Objection: The drawings/photographs submitted are not of sufficient quality to clearly and accurately show the features of the design as required by paragraph 9.1(2)(a) of the Industrial Design Regulations.
The article must be shown clearly and accurately without distortion of the true image. Lines in drawings must not be jagged or broken and photographs must not have blurred portions.
Objection: The non-design portions of an article (shown in stippled lines) must not be illustrated as transparent unless they are actually transparent.
The design portions of an article should not be visible through the non-design portions unless those portions are actually transparent. The drawings should reflect the article as it appears.
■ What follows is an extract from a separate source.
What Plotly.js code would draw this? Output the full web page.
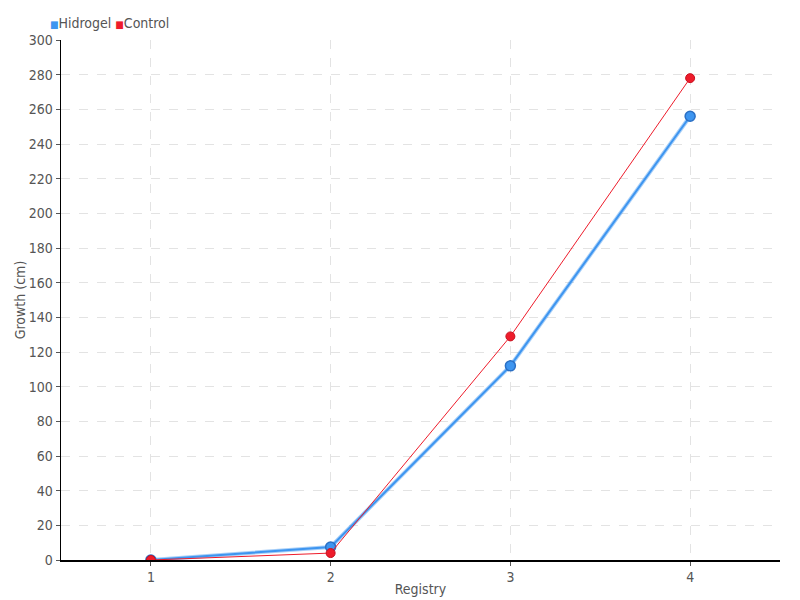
<!DOCTYPE html>
<html><head><meta charset="utf-8">
<script src="https://cdn.plot.ly/plotly-3.0.1.min.js"></script>
<style>body{margin:0;padding:0;}#chart{width:800px;height:600px;}</style>
</head><body><div id="chart"></div>
<script>
const registry = [1, 2, 3, 4];
const hidrogel = [0, 7.5, 112, 256];
const control = [0, 4, 129, 278];
const yTicks = [0,20,40,60,80,100,120,140,160,180,200,220,240,260,280,300];
const seriesNames = ['Hidrogel', 'Control'];

const blue = '#3d95f0';
const red = '#ee1c2b';
const font = 'DejaVu Sans Condensed, DejaVu Sans, sans-serif';

const traces = [
  {x: registry, y: hidrogel, mode: 'lines', line: {color: 'rgba(61,149,240,0.45)', width: 4}, showlegend: false, hoverinfo: 'skip'},
  {x: registry, y: hidrogel, mode: 'lines+markers', name: seriesNames[0], showlegend: false,
   line: {color: blue, width: 2}, marker: {color: blue, size: 10, line: {color: '#2a6fc4', width: 1.5}}},
  {x: registry, y: control, mode: 'lines+markers', name: seriesNames[1], showlegend: false,
   line: {color: red, width: 1}, marker: {color: red, size: 9, line: {color: '#c8101e', width: 1}}}
];

const layout = {
  width: 800, height: 600,
  margin: {l: 61, r: 20, t: 40, b: 40},
  paper_bgcolor: '#fff', plot_bgcolor: '#fff',
  font: {family: font, color: '#555', size: 14},
  showlegend: false,
  annotations: [{
    xref: 'paper', yref: 'paper', x: -0.018, y: 1.0, xanchor: 'left', yanchor: 'bottom', yshift: 7,
    showarrow: false, font: {family: font, size: 14, color: '#555'},
    text: '<span style="color:' + blue + ';font-size:10px">■</span>' + seriesNames[0] + ' <span style="color:' + red + ';font-size:10px">■</span>' + seriesNames[1]
  }],
  xaxis: {
    range: [0.5, 4.5], tickvals: registry, ticktext: registry.map(String), automargin: false,
    showline: true, linecolor: '#000', linewidth: 1.5, ticks: 'outside', ticklen: 4, tickcolor: '#555',
    showgrid: true, gridcolor: '#e3e3e3', griddash: 'dash', zeroline: false,
    title: {text: 'Registry', standoff: 0, font: {family: font, size: 14, color: '#555'}},
    tickfont: {family: font, size: 14, color: '#555'}
  },
  yaxis: {
    range: [0, 300], tickvals: yTicks, automargin: false,
    showline: true, linecolor: '#000', linewidth: 1.5, ticks: 'outside', ticklen: 4, tickcolor: '#555',
    showgrid: true, gridcolor: '#e3e3e3', griddash: 'dash', zeroline: false,
    title: {text: 'Growth (cm)', standoff: 0, font: {family: font, size: 14, color: '#555'}},
    tickfont: {family: font, size: 14, color: '#555'}
  }
};

Plotly.newPlot('chart', traces, layout, {displayModeBar: false, staticPlot: true});
</script></body></html>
Objection: Transparency lines or shading lines should not be used to illustrate non-design (stippled line) portions of the article.
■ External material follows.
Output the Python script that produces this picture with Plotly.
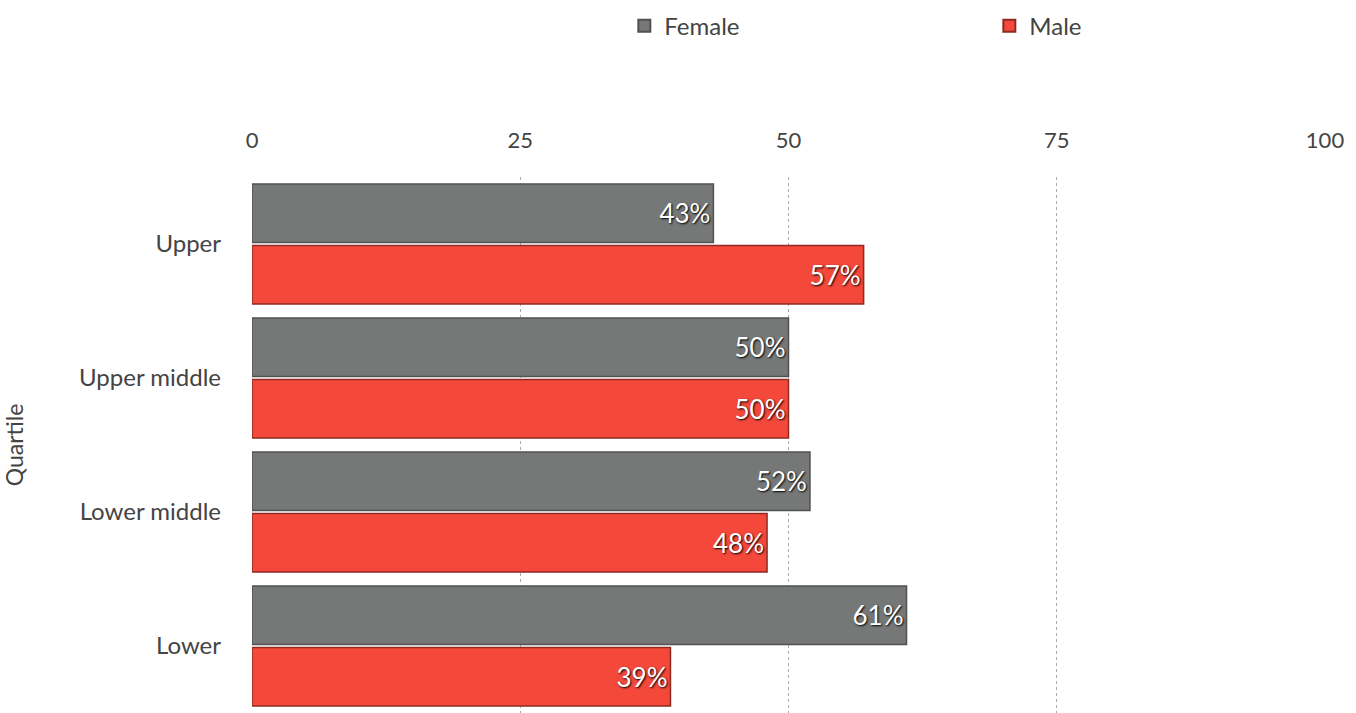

If distinct portions of the article are being disclaimed, those portions should not contain any lines representing shading or transparency.
Objection: Stippled lines must not be used to represent a boundary line between design and non-design portions of an article. The article must be shown as it appears.
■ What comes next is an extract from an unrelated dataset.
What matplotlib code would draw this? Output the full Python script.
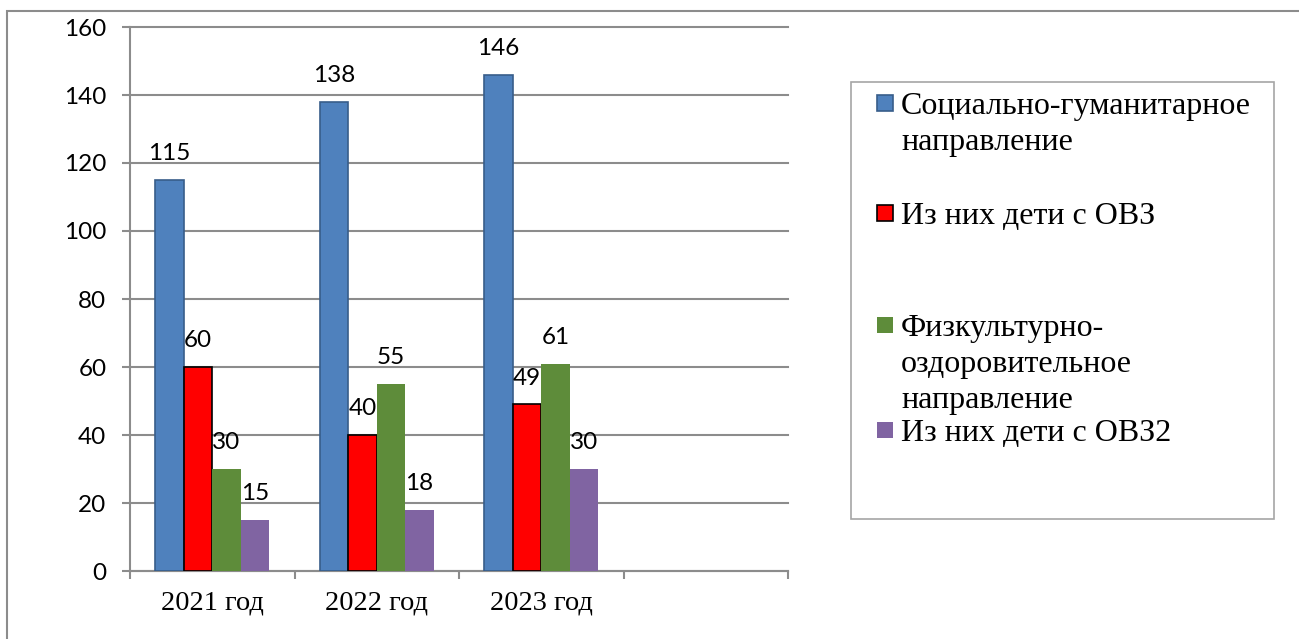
import matplotlib
matplotlib.use('Agg')
import matplotlib.pyplot as plt
from matplotlib.patches import Rectangle
import numpy as np

years = ['2021 год', '2022 год', '2023 год']
series_names = ['Социально-гуманитарное\nнаправление',
                'Из них дети с ОВЗ',
                'Физкультурно-\nоздоровительное\nнаправление',
                'Из них дети с ОВЗ2']
soc_gum = [115, 138, 146]
soc_ovz = [60, 40, 49]
fiz_ozd = [30, 55, 61]
fiz_ovz = [15, 18, 30]
yticks = [0, 20, 40, 60, 80, 100, 120, 140, 160]

colors = ['#4F81BD', '#FF0000', '#5E8C3A', '#8064A2']
edges = ['#385D8A', '#000000', 'none', 'none']

W, H = 1299, 639
fig = plt.figure(figsize=(W / 100, H / 100), dpi=100)

def fx(x):
    return x / W

def fy(y):
    return 1 - y / H

# outer frame (cut off at right/bottom like the source screenshot)
fig.patches.append(Rectangle((fx(7), -0.05), 1.1, fy(11) + 0.05, transform=fig.transFigure,
                             fill=False, ec='#8c8c8c', lw=1.5))

ax = fig.add_axes([fx(130), fy(571), fx(788) - fx(130), fy(27) - fy(571)])

data = [soc_gum, soc_ovz, fiz_ozd, fiz_ovz]
x = np.arange(len(years))
w = 0.173
for i, vals in enumerate(data):
    xs = x + (i - 1.5) * w
    lw = 1.2 if edges[i] != 'none' else 0
    ax.bar(xs, vals, w, color=colors[i], edgecolor=edges[i], linewidth=lw, zorder=3)
    for xi, v in zip(xs, vals):
        ax.annotate(str(v), (xi, v), xytext=(0, 19), textcoords='offset points',
                    ha='center', va='center', fontsize=17.5, family='Lato', zorder=4)

ax.set_xlim(-0.5, 3.5)
ax.set_ylim(0, 160)
ax.set_yticks(yticks)
ax.set_yticklabels([str(t) for t in yticks], family='Lato', fontsize=17.5)
ax.set_xticks(x)
ax.set_xticklabels(years, family='Liberation Serif', fontsize=20.5)
ax.set_xticks([-0.5, 0.5, 1.5, 2.5, 3.5], minor=True)
ax.tick_params(axis='x', which='major', length=0, pad=14)
ax.tick_params(axis='x', which='minor', length=6, width=1.5, color='#8c8c8c')
ax.tick_params(axis='y', length=6, width=1.5, color='#8c8c8c', pad=11)

ax.grid(axis='y', color='#8c8c8c', lw=1.5, zorder=0)
for gl in ax.get_ygridlines():
    gl.set_clip_on(False)
for s in ['top', 'right']:
    ax.spines[s].set_visible(False)
for s in ['left', 'bottom']:
    ax.spines[s].set_color('#8c8c8c')
    ax.spines[s].set_linewidth(1.5)

# legend drawn by hand to keep Excel's uneven entry spacing
fig.patches.append(Rectangle((fx(851), fy(519)), fx(1274) - fx(851), fy(82) - fy(519),
                             transform=fig.transFigure, fill=False, ec='#a6a6a6', lw=1.2))
entry_y = [103, 213, 325, 430]
line_h = 36
for i, name in enumerate(series_names):
    y0 = entry_y[i]
    lw = 1.2 if edges[i] != 'none' else 0
    fig.patches.append(Rectangle((fx(877), fy(y0 + 8)), fx(16), 16 / H, transform=fig.transFigure,
                                 fc=colors[i], ec=edges[i], lw=lw))
    for j, line in enumerate(name.split('\n')):
        fig.text(fx(901), fy(y0 + j * line_h), line, ha='left', va='center_baseline',
                 family='Liberation Serif', fontsize=23)

fig.savefig('out.png', dpi=100)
Stippled lines must only be used to represent the portions of an article that are not a part of the design.
Objection: The article is not shown in isolation on the drawings submitted, as required by paragraph 9.1(2)(c) of the Industrial Design Regulations.
Each view must show the article alone and on a neutral background. Written matter or other elements not forming a part of the article should not appear on any of the drawing sheets. In cases where it contributes to a better understanding of the design and article, an exception will be made allowing one view where "environment" is shown in stippled lines.
(For more information related to drawings and photographs, please refer to section 6.5 and Annex B of the IDOP)
Objection: The illustration of the article and the design with solid and/or stippled lines must be consistent throughout the drawings. The office practice to allow stippled lines in the drawings is only for the purpose of emphasis when the design resides in a portion of the article rather than in the entirety of the article. It was not intended for the purpose of illustrating variants.
It is not acceptable to show a portion of the article in solid lines in one view and then show the same portion in stippled lines in another view in an attempt to claim variants. What is identified as the design portion of an article must remain consistent throughout all variants.
Objection: Components of an article should not be added or removed in different views as a means of illustrating variants. The article to which the application relates (including all of its components) should remain consistent throughout the application.
For example, the article cannot be shown as a bottle with cap for the first variant and then as just a bottle for the second.
(For more information related to variants, please refer to sections 6.4.5 (e) and 6.7 of the IDOP)
Objection: The figure references must be restricted to describing the views shown in the drawings. Other descriptive matter is unacceptable.
References to design features or other elements beyond simply identifying the view (e.g. figure 1 is a perspective view) are not acceptable. For example, wording such as "showing a bottom transparent portion" is not acceptable within the figure references. The fact that a portion of the article is transparent must be stated in the description.